Review: Tamburlaine the Great, Tristan Bates Theatre

Christopher Marlowe’s sweeping epic is given a modern twist at the Tristan Bates Theatre. We are instantly bombarded with banging techno, synchronised marching in suits, chanting their hearts out under a floodlight’s glare.Thereafter the intensity doesn’t really drop. A tale of a shepherd turned ruthless warrior-king, the eponymous Tamburlaine and his friends sweep across Asia and Africa conquering kingdom after kingdom with roaring success and bloodthirsty abandon.

Marlowe’s script is complex and big in scope. Grand statements personifying the sun and rousing speeches that take in all corners of the Earth are par for the course. The adaptation by directors Ricky Dukes and Gavin Harrington-Odedra rolls with these strengths, keeping the high octane scenes coming one after another. Bar a few important speeches, the script rolls along on dynamic conversation almost constantly. The only flaw I would point out is that there is a scene discussing war, followed by a scene declaring war, followed by a scene boasting about the spoils of war and so on. Other than the death of Tamburlaine’s wife, and his own demise, the scenes appear to all be quite similar for large chunks. As the intensity is high, it is still watchable, but did at times need a little breaking up.

Prince Plockey delivers an excellent performance as Tamburlaine, which really carries the production throughout. His role is utterly dominant in almost all scenes, and he brings a confidence, passion and tension to the role that really engages in the audience. There are moments where lines get lost, particularly in the first half where the script is somewhat a victim of trying to keep the pace high. However, he has real presence, and in the second half takes the opportunity to show his versatility as Tamburlaine reflects on his life and mourns his wife with real emotion.

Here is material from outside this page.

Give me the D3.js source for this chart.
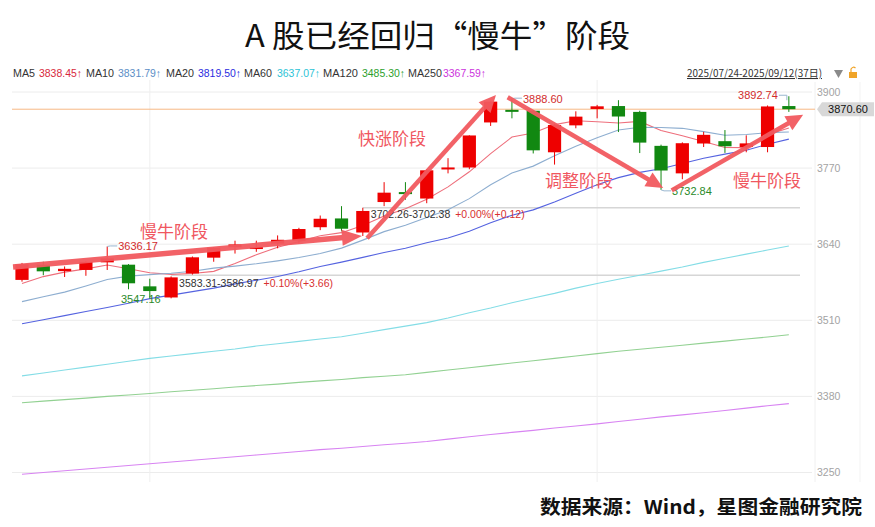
<!DOCTYPE html>
<html><head><meta charset="utf-8">
<script src="https://cdn.jsdelivr.net/npm/d3@7"></script>
<style>body{margin:0;background:#fff;} svg{display:block;}</style>
</head><body>
<svg id="chart" width="875" height="527"></svg>
<script>
// ---------------- data ----------------
const dates = ["2025-07-24","2025-07-25","2025-07-28","2025-07-29","2025-07-30","2025-07-31","2025-08-01","2025-08-04","2025-08-05","2025-08-06","2025-08-07","2025-08-08","2025-08-11","2025-08-12","2025-08-13","2025-08-14","2025-08-15","2025-08-18","2025-08-19","2025-08-20","2025-08-21","2025-08-22","2025-08-25","2025-08-26","2025-08-27","2025-08-28","2025-08-29","2025-09-01","2025-09-02","2025-09-03","2025-09-04","2025-09-05","2025-09-08","2025-09-09","2025-09-10","2025-09-11","2025-09-12"];
const open  = [3579,3605,3594,3596,3609,3605,3568,3549,3590,3617,3635,3634,3641,3646,3669,3684,3660,3712,3729,3718,3769,3771,3848,3869.5,3868,3797,3843,3871,3876,3866,3808,3761,3812,3816,3806,3806,3876];
const high  = [3608,3610,3602,3611,3636.17,3606,3581,3585,3619,3635,3646,3646,3655,3668,3689,3705,3702.26,3746,3746,3768,3787,3826,3883.6,3888.60,3869,3846,3867,3878,3886,3868,3810,3814,3832,3835,3826,3877,3892.74];
const low   = [3576,3587,3584,3586,3596,3563,3547.16,3547.5,3588,3610,3624,3627,3633,3641,3664,3662,3654,3705,3716,3710,3761,3768,3842,3855,3795,3776,3838,3855,3831.6,3795.7,3732.84,3751,3806,3796,3797,3797,3866];
const close = [3605.73,3593.66,3597.94,3609.71,3615.72,3573.21,3559.95,3583.31,3617.60,3633.99,3639.67,3635.13,3647.55,3665.92,3683.46,3666.44,3696.77,3728.03,3727.29,3766.21,3771.10,3825.76,3883.56,3868.38,3800.35,3843.60,3857.93,3875.53,3858.13,3813.56,3765.88,3812.51,3826.84,3807.29,3812.22,3875.31,3870.60];

const ma5   = [3572.83,3584.67,3592.30,3597.87,3604.55,3598.05,3591.31,3588.38,3589.96,3593.61,3606.90,3621.94,3634.79,3644.45,3654.35,3659.70,3672.03,3688.12,3700.40,3716.95,3737.88,3763.68,3794.78,3823.00,3829.83,3844.33,3850.76,3849.16,3847.11,3849.75,3834.21,3825.12,3815.38,3805.22,3804.95,3826.83,3838.45];
const ma10  = [3541.96,3550.31,3558.14,3568.61,3579.80,3585.44,3587.99,3590.34,3593.91,3599.08,3602.48,3606.62,3611.58,3617.21,3623.98,3633.30,3646.98,3661.46,3672.43,3685.65,3698.79,3717.85,3741.45,3761.70,3773.39,3791.11,3807.22,3821.97,3835.06,3839.79,3839.27,3837.94,3832.27,3826.16,3827.35,3830.52,3831.79];
const ma20  = [3504,3511,3518,3525,3532,3539,3547,3553,3559,3565,3572.22,3578.47,3584.86,3592.91,3601.89,3609.37,3617.49,3625.90,3633.17,3642.36,3650.63,3662.24,3676.52,3689.45,3698.68,3712.20,3727.10,3741.71,3753.74,3762.72,3769.03,3777.90,3786.86,3793.93,3800.37,3810.81,3819.50];
const ma60  = [3415,3420,3425,3430,3435,3440,3445,3449,3453,3457,3461,3466,3470,3474,3478,3482,3488,3494,3500,3506,3514,3523,3531,3540,3548,3556,3565,3573,3580,3587,3594,3601,3609,3616,3623,3630,3637.07];
const ma120 = [3369.2,3372,3374.5,3377,3380,3382.5,3385,3388,3390.5,3393,3396,3398.5,3401,3404,3406.5,3409,3412,3414.5,3417,3421,3425,3429,3433,3437,3441,3445,3449,3453,3457,3460.5,3464,3467.5,3471,3474.5,3478,3481.5,3485.30];
const ma250 = [3247,3250,3253,3256,3259,3262,3265,3268,3271,3274,3277,3280,3283,3286,3289,3291.5,3294.5,3297.5,3300,3303,3307,3311,3315,3318.5,3322,3326,3329.5,3333,3337,3341,3345,3348.5,3352,3356,3360,3364,3367.59];

const maNames = ["MA5","MA10","MA20","MA60","MA120","MA250"];
const yTicks = [3250,3380,3510,3640,3770,3900];
const lastPrice = 3870.60;
const rangeText = "2025/07/24-2025/09/12(37日)";
// phase annotations: [startIndex, startValue, endIndex, endValue]
const arrowsData = [[-0.42,3601,15.96,3654],[16.2,3650,22.25,3895],[22.8,3891,30.1,3736],[30.5,3732,36.67,3861]];
const phaseLabels = ["慢牛阶段","快涨阶段","调整阶段","慢牛阶段"];
const phaseAnchors = [[5.54,3651],[15.77,3809],[24.55,3737.5],[33.38,3737.5]];
const measureTexts = [["3583.31-3586.97","+0.10%(+3.66)"],["3702.26-3702.38","+0.00%(+0.12)"]];
const measureIdx = [7,16];
const measureLevel = [3586.97,3702.38];

// ---------------- scales ----------------
const svg = d3.select("#chart");
const x = d3.scaleBand().domain(dates).range([11.35, 799.5]).paddingInner(0.38).paddingOuter(0.19);
const step = x.step();
const cx = d => x(d) + x.bandwidth()/2;
const cxi = i => cx(dates[0]) + i*step;
const y = d3.scaleLinear().domain([3250,3900]).range([472.5,92]);

const cjk = "'Noto Sans CJK SC','Noto Sans',sans-serif";
const latin = "'Liberation Sans','Noto Sans',Arial,sans-serif";

// ---------------- grid ----------------
const g = svg.append("g");
g.selectAll("line.hg").data(yTicks).join("line")
  .attr("x1",12).attr("x2",812).attr("y1",d=>y(d)).attr("y2",d=>y(d))
  .attr("stroke","#ececec").attr("stroke-width",1);
const monthStarts = dates.filter((d,i)=> i>0 && d.slice(5,7)!==dates[i-1].slice(5,7));
g.selectAll("line.vg").data(monthStarts).join("line")
  .attr("x1",d=>cx(d)).attr("x2",d=>cx(d)).attr("y1",80).attr("y2",482)
  .attr("stroke","#efefef").attr("stroke-width",1);
g.append("line").attr("x1",815).attr("x2",815).attr("y1",82).attr("y2",482).attr("stroke","#f0f0f0");
g.append("line").attr("x1",860).attr("x2",860).attr("y1",82).attr("y2",482).attr("stroke","#f3f3f3");

// measure lines
measureIdx.forEach((mi,k)=>{
  g.append("line").attr("x1",cx(dates[mi])).attr("x2",800)
    .attr("y1",y(measureLevel[k])).attr("y2",y(measureLevel[k]))
    .attr("stroke","#d6d6d6").attr("stroke-width",1.6);
});

// y axis
const yAxis = d3.axisRight(y).tickValues(yTicks).tickSize(0).tickPadding(2).tickFormat(d3.format("d"));
const ax = svg.append("g").attr("transform","translate(815,0)").call(yAxis);
ax.select(".domain").remove();
ax.selectAll("text").attr("fill","#a3a3a3").style("font-family",latin).style("font-size","10.5px");

// last price line
g.append("line").attr("x1",12).attr("x2",815).attr("y1",y(lastPrice)).attr("y2",y(lastPrice))
  .attr("stroke","#f7b884").attr("stroke-width",1);
svg.append("path").attr("d",`M817,${y(lastPrice)} L822,${y(lastPrice)-7} L874,${y(lastPrice)-7} L874,${y(lastPrice)+7} L822,${y(lastPrice)+7} Z`)
  .attr("fill","#d8d8d8");
svg.append("text").attr("x",848).attr("y",y(lastPrice)+4).attr("text-anchor","middle")
  .style("font-family",latin).style("font-size","11px").attr("fill","#111").text(lastPrice.toFixed(2));

// ---------------- MA lines ----------------
const maSeries = [ma5,ma10,ma20,ma60,ma120,ma250];
const maLineColors = ["#ee6f7c","#8eaed0","#5563e0","#84dde6","#92d192","#d884f2"];
const maTextColors = ["#d8283c","#5b8ec6","#2b2be0","#2cc3d6","#2ca02c","#cc33dd"];
const line = d3.line().x((v,i)=>cx(dates[i])).y(v=>y(v));
const lg = svg.append("g");
maSeries.forEach((s,k)=>{
  lg.append("path").attr("d",line(s)).attr("fill","none").attr("stroke",maLineColors[k]).attr("stroke-width",1.1);
});

// ---------------- candles ----------------
const candles = dates.map((d,i)=>({d,o:open[i],h:high[i],l:low[i],c:close[i]}));
const up = "#ee0000", down = "#118811";
const cg = svg.append("g");
cg.selectAll("line.w").data(candles).join("line")
  .attr("x1",d=>cx(d.d)).attr("x2",d=>cx(d.d)).attr("y1",d=>y(d.h)).attr("y2",d=>y(d.l))
  .attr("stroke",d=>d.c>=d.o?up:down).attr("stroke-width",1);
cg.selectAll("rect").data(candles).join("rect")
  .attr("x",d=>x(d.d)).attr("width",x.bandwidth())
  .attr("y",d=>y(Math.max(d.o,d.c)))
  .attr("height",d=>Math.max(2,Math.abs(y(d.o)-y(d.c))))
  .attr("fill",d=>d.c>=d.o?up:down);

// ---------------- extreme labels ----------------
const lead = "#9ab7d0";
function hiLabel(i, side){
  const px = cx(dates[i]), py = y(high[i]);
  const txt = high[i].toFixed(2);
  if(side>0){
    svg.append("path").attr("d",`M${px},${py} L${px+3},${py-0.5} L${px+10},${py-0.5}`).attr("stroke",lead).attr("fill","none");
    svg.append("text").attr("x",px+11).attr("y",py+4).attr("fill","#d22c2c")
      .style("font-family",latin).style("font-size","11px").text(txt);
  } else {
    svg.append("path").attr("d",`M${px-2},${py+4} L${px-2},${py-1} L${px-10},${py-1}`).attr("stroke",lead).attr("fill","none");
    svg.append("text").attr("x",px-11).attr("y",py+3).attr("text-anchor","end").attr("fill","#d22c2c")
      .style("font-family",latin).style("font-size","11px").text(txt);
  }
}
hiLabel(4,1); hiLabel(23,1); hiLabel(36,-1);
function loLabel(i, mode){
  const px = cx(dates[i]), py = y(low[i]);
  const txt = low[i].toFixed(2);
  if(mode>0){
    svg.append("path").attr("d",`M${px},${py} L${px+3},${py+1} L${px+10},${py+1}`).attr("stroke",lead).attr("fill","none");
    svg.append("text").attr("x",px+11).attr("y",py+5).attr("fill","#2a8a2a")
      .style("font-family",latin).style("font-size","11px").text(txt);
  } else {
    svg.append("text").attr("x",px-9).attr("y",py+4.5).attr("text-anchor","middle").attr("fill","#2a8a2a")
      .style("font-family",latin).style("font-size","11px").text(txt);
  }
}
loLabel(6,-1); loLabel(30,1);

// measure texts
measureIdx.forEach((mi,k)=>{
  const t = svg.append("text").attr("x",cx(dates[mi])+8).attr("y",y(measureLevel[k])+(k===0?12:10.5))
    .style("font-family",latin).style("font-size","10.5px");
  t.append("tspan").attr("fill","#333").text(measureTexts[k][0]);
  t.append("tspan").attr("fill","#d83030").attr("dx",5).text(measureTexts[k][1]);
});

// ---------------- arrows ----------------
const arrowColor = "#f25a5f";
const ag = svg.append("g").attr("opacity",0.95);
arrowsData.forEach((a,k)=>{
  const x1=cxi(a[0]), y1=y(a[1]), x2=cxi(a[2]), y2=y(a[3]);
  const ang = Math.atan2(y2-y1,x2-x1);
  const hl = k===0?20:17, hw = 8;
  const bx = x2 - hl*Math.cos(ang), by = y2 - hl*Math.sin(ang);
  const nx = -Math.sin(ang), ny = Math.cos(ang);
  ag.append("line").attr("x1",x1).attr("y1",y1).attr("x2",bx+ 2*Math.cos(ang)).attr("y2",by+2*Math.sin(ang))
    .attr("stroke",arrowColor).attr("stroke-width",k===0?5.5:4.5).attr("stroke-linecap","butt");
  ag.append("path").attr("d",`M${x2},${y2} L${bx+nx*hw},${by+ny*hw} L${bx-nx*hw},${by-ny*hw} Z`).attr("fill",arrowColor);
});
phaseLabels.forEach((t,k)=>{
  svg.append("text").attr("x",cxi(phaseAnchors[k][0])).attr("y",y(phaseAnchors[k][1]))
    .attr("fill","#f0575f").style("font-family",cjk).style("font-size","17px").text(t);
});

// ---------------- legend ----------------
const nameX = [13,86,166,244,323,408], valX = [39,118,198,277,362,443];
const nameW = [22,28,28,28,35,34];
maNames.forEach((n,k)=>{
  svg.append("text").attr("x",nameX[k]).attr("y",77).attr("fill","#333")
    .attr("textLength",nameW[k]).attr("lengthAdjust","spacingAndGlyphs")
    .style("font-family",latin).style("font-size","11px").text(n);
  const s = maSeries[k];
  svg.append("text").attr("x",valX[k]).attr("y",77).attr("fill",maTextColors[k])
    .attr("textLength",43).attr("lengthAdjust","spacingAndGlyphs")
    .style("font-family",latin).style("font-size","11px").text(s[s.length-1].toFixed(2)+"↑");
});
svg.append("text").attr("x",687).attr("y",77).attr("fill","#333").attr("text-decoration","underline")
  .style("font-family",cjk).style("font-size","10.5px").attr("textLength",135).attr("lengthAdjust","spacingAndGlyphs").text(rangeText);
svg.append("path").attr("d","M834,70 L843,70 L838.5,78 Z").attr("fill","#8a8a8a");
svg.append("rect").attr("x",849).attr("y",72).attr("width",8).attr("height",6).attr("fill","#f0a428");
svg.append("path").attr("d","M851,72 L851,69 Q853,66 855.5,68").attr("fill","none").attr("stroke","#f0a428").attr("stroke-width",1.2);

// ---------------- title & source ----------------
svg.append("text").attr("x",245).attr("y",47).attr("textLength",385).attr("lengthAdjust","spacingAndGlyphs")
  .attr("fill","#111").style("font-family",cjk).style("font-size","31px").style("font-weight","400")
  .text("A 股已经回归“慢牛”阶段");
svg.append("text").attr("x",540).attr("y",514).attr("textLength",322).attr("lengthAdjust","spacingAndGlyphs")
  .attr("fill","#111").style("font-family",cjk).style("font-size","19px").style("font-weight","700")
  .text("数据来源：Wind，星图金融研究院");
</script>
</body></html>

The ensemble vary in quality, but all the big scenes come with smart choreography and crackle with tension. It is a big cast with the vast majority of them playing multiple roles. Most of them show real versatility, most notably Georgie Grier (Anippe/The Spy/Virgin 4/King of Trebizon), Thomas Winsor (Meander/Callapine) and Stephen Emery (Cosroe/King of Fez/Orcane), as well as a beautifully exuberant Alex Maude (Bajazeth). These actors show clarity and difference between their roles and find ways to add real life to scenes, especially with often small roles. There are others who don’t find this differentiation, but they do all keep the pace and rhythm required by the script.

It is the costume that leads the modern, punchy theme. At the start the kings and powerful men are wearing suits, plus some wonderful crowns, and Tamburlaine and his friends are dressed in vests and shorts. As they gain power, Tamburlaine and his friends begin to gain pieces of a suit bit by bit, which shows a really clear progression, especially with a really bare set (just chairs across the back and some books). With the bright lights and loud music, it’s a very competent way of complementing the modern theme, and allows the audience to chart Tamburlaine’s development visually.

The lighting design is inventive, and is used very effectively to direct focus and create atmosphere, such as using the floodlight and red washes for battle. A smoke machine adds to this, as dust settles after battles, but at times it actually obscures the whole stage, which is especially problematic if Tamburlaine is sitting at the back.

The modern adaptation works well, as it isn’t overdone, and evokes questions of religious conflict and political greed that is very relevant today. The only other major problem is that an awful lot of lines were delivered upstage. I’m not someone who is put off too much by this, but it happened so otenf, that we lost valuable facetime with the actors, and lines did get lost. However, the concept fits together well, with nicely choreographed set pieces and Plockey carries this production to a high level.